Four Possibilities: II. The Atlanta Compromise.

We pass now to the second eventuality—the gradual smoothing away of friction, so that the two races may live side by side, never blending and yet never jarring. This is the conception set forth in Mr. Booker Washington’s celebrated “Atlanta Compromise” speech of 1895, wherein he said, “In all things purely social we can be as separate as the five fingers, and yet one as the hand in all things essential to mutual progress.” Is this a possible—I will not say ideal, for that it manifestly is not—but a possible working arrangement?

One thing is evident at the outset—namely, that the fourteen years that have elapsed since Mr. Washington uttered this aspiration have brought its fulfilment no nearer.

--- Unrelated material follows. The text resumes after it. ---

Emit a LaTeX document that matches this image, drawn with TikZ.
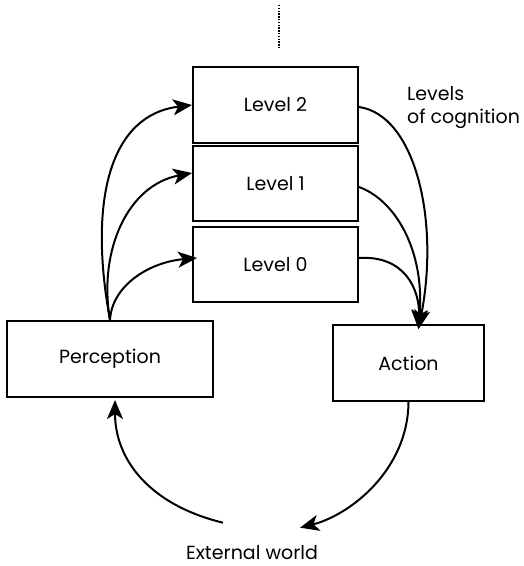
\documentclass[tikz,border=0pt]{standalone}
\usepackage{fontspec}
\setmainfont{Poppins}
\usetikzlibrary{arrows.meta}
\begin{document}
\begin{tikzpicture}[x=1pt,y=-1pt,
  box/.style={draw,line width=2pt,minimum width=165pt,minimum height=76pt,inner sep=0pt,font=\fontsize{19}{22}\selectfont},
  flow/.style={line width=2pt,-{Stealth[length=19pt,width=16pt,inset=5pt]}},
  lbl/.style={font=\fontsize{19}{23}\selectfont,inner sep=0pt}]
\useasboundingbox (0,0) rectangle (524,566);
% cognition levels
\node[box] (l2) at (275.5,105) {Level 2};
\node[box,minimum height=75pt] (l1) at (275.5,183.5) {Level 1};
\node[box,minimum height=75pt] (l0) at (275.5,264.5) {Level 0};
% perception and action
\node[box,minimum width=206pt] (perc) at (110,359) {Perception};
\node[box,minimum width=151pt] (act) at (408.5,363) {Action};
\node[lbl] (world) at (252,553) {External world};
\node[lbl,align=left,anchor=west] (cog) at (407,108) {Levels\\of cognition};
% continuation above the top level
\coordinate (dtop) at (279,5);
\coordinate (dbot) at (279,48);
\draw[line width=2.2pt,dash pattern=on 1.4pt off 1.4pt] (dtop) -- (dbot);
% perception feeds every level
\draw[flow] (perc.north) .. controls (88,200) and (110,115) .. (l2.west);
\draw[flow] (perc.north) .. controls (98,250) and (128,185) .. ([yshift=10.5pt]l1.west);
\draw[flow] (perc.north) .. controls (112,285) and (150,262) .. ([xshift=5pt,yshift=6.5pt]l0.west);
% every level drives action
\draw[flow] ([yshift=-2pt]l2.east) .. controls (415,115) and (440,220) .. ([xshift=10pt,yshift=-5pt]act.north);
\draw[flow] ([yshift=-3.5pt]l1.east) .. controls (395,200) and (425,250) .. ([xshift=10pt,yshift=-5pt]act.north);
\draw[flow] ([yshift=6.5pt]l0.east) .. controls (405,255) and (420,290) .. ([xshift=10pt,yshift=-5pt]act.north);
% loop through the external world
\draw[flow] (act.south) .. controls (408,470) and (350,515) .. ([xshift=48pt,yshift=18pt]world.north);
\draw[flow] ([xshift=-29pt,yshift=23pt]world.north) .. controls (150,505) and (115,460) .. ([xshift=5pt,yshift=-2pt]perc.south);
\end{tikzpicture}
\end{document}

Both negro education and white education have advanced in the interim; the “respectable” and well-to-do class of negroes has considerably increased; but the feeling between the races is worse rather than better. Mr. Thomas Nelson Page used to say, “Northerners espouse the cause of the negro as a race, but dislike negroes individually; while Southerners do not dislike negroes individually, but oppose them as a race.”[[54]] Ten years ago there was a large element of truth in this saying; but it becomes less and less true with every year that passes. The old-time kindliness of feeling between the ex-owner and the ex-slave is rapidly becoming a mere tradition. No common memories or sentiments hold together the new generations of the two races; they are growing up in unmitigated mutual antipathy. At best, indeed, the Southern kindliness of feeling towards the individual negro subsisted only so long as he “knew his place” and kept it; and the very process of education and elevation on which Mr. Washington relies renders the negro ever less willing to keep the place the Southern white man assigns him. In the North, too, while the dislike of the individual has greatly increased, the theoretic fondness for the race has very perceptibly cooled. Altogether, the tendency of events since 1895 has not been at all in the direction of the Atlanta Compromise. The Atlanta riot of eleven years later was a grimly ironic comment on Mr. Washington’s speech.